Moving further in this direction, Google who recently announced Android’s new operating system, Android 9.0 Pie has also released an SDK that is more Kotlin-friendly.
For those unaware, developed by JetBrains for JVM (Java Virtual Machine), Android, JS browser and native applications, Kotlin can be compiled to Java source code and can be used alongside Java to build apps. Like Java, Kotlin as a language is object-oriented and statically typed and fully interoperable with Java code. It is designed to solve the similar problem that Java does. It also adds a lot of nice-to-have features that Java itself doesn’t currently support, a much cleaner syntax, improved code readability, ideas from functional programming, and other improvements over Java.
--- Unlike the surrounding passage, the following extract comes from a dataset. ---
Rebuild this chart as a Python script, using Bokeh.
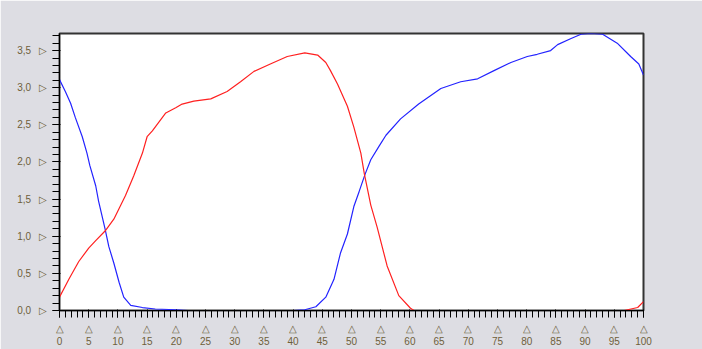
from bokeh.plotting import figure
from bokeh.models import Range1d, SingleIntervalTicker, LinearAxis, Label
from bokeh.embed import file_html
from bokeh.resources import INLINE

# Curve samples, % DSD against N/cm²
x_blue = [0, 1.0, 1.9, 2.7, 3.9, 4.7, 5.2, 6.2, 6.7, 7.8, 8.45, 9.3, 10.2, 11.0,
          12.2, 14.2, 16.4, 19.9, 22, 40, 42, 43.9, 45.6, 47.0, 48.1, 49.3,
          50.4, 51.3, 52.3, 53.3, 54.7, 55.9, 58.4, 61.5, 65.3, 68.7, 71.6,
          74.4, 77.3, 80.1, 81.8, 84.1, 85.3, 87.5, 89.3, 91.0, 93.0, 95.5,
          97.8, 99.2, 100]
y_blue = [3.11, 2.95, 2.79, 2.60, 2.34, 2.12, 1.95, 1.68, 1.47, 1.10, 0.86, 0.64,
          0.38, 0.18, 0.07, 0.04, 0.02, 0.01, 0.0, 0.0, 0.01, 0.05, 0.18, 0.42,
          0.77, 1.03, 1.40, 1.60, 1.83, 2.03, 2.21, 2.36, 2.58, 2.78, 2.99,
          3.08, 3.12, 3.23, 3.34, 3.42, 3.45, 3.50, 3.58, 3.66, 3.72, 3.73,
          3.72, 3.60, 3.42, 3.32, 3.17]

x_red = [0, 1.6, 3.3, 5.0, 6.2, 7.8, 9.3, 11.3, 12.7, 14.2, 15.0, 15.9, 18.2,
         19.9, 21.0, 23.0, 25.9, 28.7, 31.0, 33.3, 36.1, 39.0, 42.0, 44.2, 45.6,
         46.4, 47.6, 49.3, 50.4, 51.6, 52.2, 53.3, 54.4, 56.1, 58.1, 60.1, 60.7,
         96.7, 99.0, 100]
y_red = [0.18, 0.42, 0.66, 0.84, 0.94, 1.07, 1.23, 1.55, 1.81, 2.12, 2.34, 2.42,
         2.66, 2.73, 2.78, 2.82, 2.85, 2.95, 3.08, 3.22, 3.32, 3.42, 3.47, 3.44,
         3.34, 3.23, 3.05, 2.75, 2.47, 2.12, 1.84, 1.42, 1.12, 0.60, 0.20, 0.03,
         0.0, 0.0, 0.04, 0.12]

x_ticks = [0, 5, 10, 15, 20, 25, 30, 35, 40, 45, 50, 55, 60, 65, 70, 75, 80,
           85, 90, 95, 100]
x_tick_labels = ["0", "5", "10", "15", "20", "25", "30", "35", "40", "45", "50",
                 "55", "60", "65", "70", "75", "80", "85", "90", "95", "100"]
y_ticks = [0.0, 0.5, 1.0, 1.5, 2.0, 2.5, 3.0, 3.5]
y_tick_labels = ["0,0", "0,5", "1,0", "1,5", "2,0", "2,5", "3,0", "3,5"]

LABEL_COLOR = "#6e5f3a"
PANEL = "#dddde3"

p = figure(width=702, height=349,
           x_range=Range1d(0, 100), y_range=Range1d(0, 3.73),
           x_axis_type=None, y_axis_type=None,
           output_backend="svg", toolbar_location=None,
           min_border_left=59, min_border_right=59,
           min_border_top=33, min_border_bottom=30)
p.background_fill_color = "white"
p.border_fill_color = PANEL
p.outline_line_color = "#333333"
p.outline_line_width = 2
p.grid.visible = False

# ruler-style axes: ticks outside the frame, an outlined triangle at each major
ax_y = LinearAxis(ticker=SingleIntervalTicker(interval=0.5, num_minor_ticks=5))
ax_y.major_tick_in = 1
ax_y.major_tick_out = 7
ax_y.minor_tick_out = 7
ax_y.major_label_text_font_size = "10px"
ax_y.major_label_text_color = LABEL_COLOR
ax_y.major_label_overrides = {t: s + "\u00a0\u00a0\u00a0\u25b7"
                              for t, s in zip(y_ticks, y_tick_labels)}
p.add_layout(ax_y, "left")

ax_x = LinearAxis(ticker=SingleIntervalTicker(interval=5, num_minor_ticks=5))
ax_x.major_tick_in = 1
ax_x.major_tick_out = 7
ax_x.minor_tick_out = 7
ax_x.major_label_text_font_size = "10px"
ax_x.major_label_text_color = LABEL_COLOR
ax_x.major_label_overrides = {t: "\u25b3\n" + s for t, s in zip(x_ticks, x_tick_labels)}
p.add_layout(ax_x, "below")

p.line(x_blue, y_blue, line_color="#2323ff", line_width=1.2)
p.line(x_red, y_red, line_color="#ff2020", line_width=1.2)

p.add_layout(Label(x=-8.4, y=3.83, text="[N/cm\u00b2]",
                   text_font_size="10px", text_color=LABEL_COLOR))
p.add_layout(Label(x=103.3, y=-0.45, text="[%DSD]",
                   text_font_size="10px", text_color=LABEL_COLOR))

open("out.html", "w").write(file_html(p, INLINE))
Also, Kotlin’s interoperability with Java makes it possible to call Kotlin code from Java or Java code from Kotlin.
Google in its new blog post announced that the newly released Android SDK contains nullability annotations for some of the most frequently used APIs, which will preserve the null-safety guarantee when your Kotlin code is calling into any annotated APIs in the SDK.
“Normally, nullability contract violations in Kotlin result in compilation errors. But to ensure the newly annotated APIs are compatible with your existing code, we are using an internal mechanism provided by the Kotlin compiler team to mark the APIs as recently annotated. Recently annotated APIs will result only in warnings instead of errors from the Kotlin compiler. You will need to use Kotlin 1.2.60 or later.
“Our plan is to have newly added nullability annotations produce warnings only, and increase the severity level to errors starting in the following year’s Android SDK. The goal is to provide you with sufficient time to update your code,” Google added.
If want to know how you can use the “Kotlin-friendly” SDK, simply follow the steps below.
1. Go to Tools > SDK Manager in Android Studio.
2. Choose Android SDK on the left menu, and ensure that the SDK Platforms tab is open.
3. Check Android 8.+ (P) and click OK. This will install the Android SDK Platform 28 revision 6 if it is not already installed.
4. Then, set your project’s compile SDK version to API 28 to start using the new Android Pie SDK with nullability annotations.
Also, note that if your Kotlin plugin in Android Studio is not up-to-date, you will have to update it. Ensure that your Kotlin plugin version is 1.2.60 or later by going to Tools > Kotlin > Configure Kotlin Plugin Updates.
Once it’s set up, your builds will start showing warnings if you have any code that violates nullability contracts in the Android SDK. You will also start seeing warnings in Android Studio’s code editor if you call an Android API with the incorrect nullability.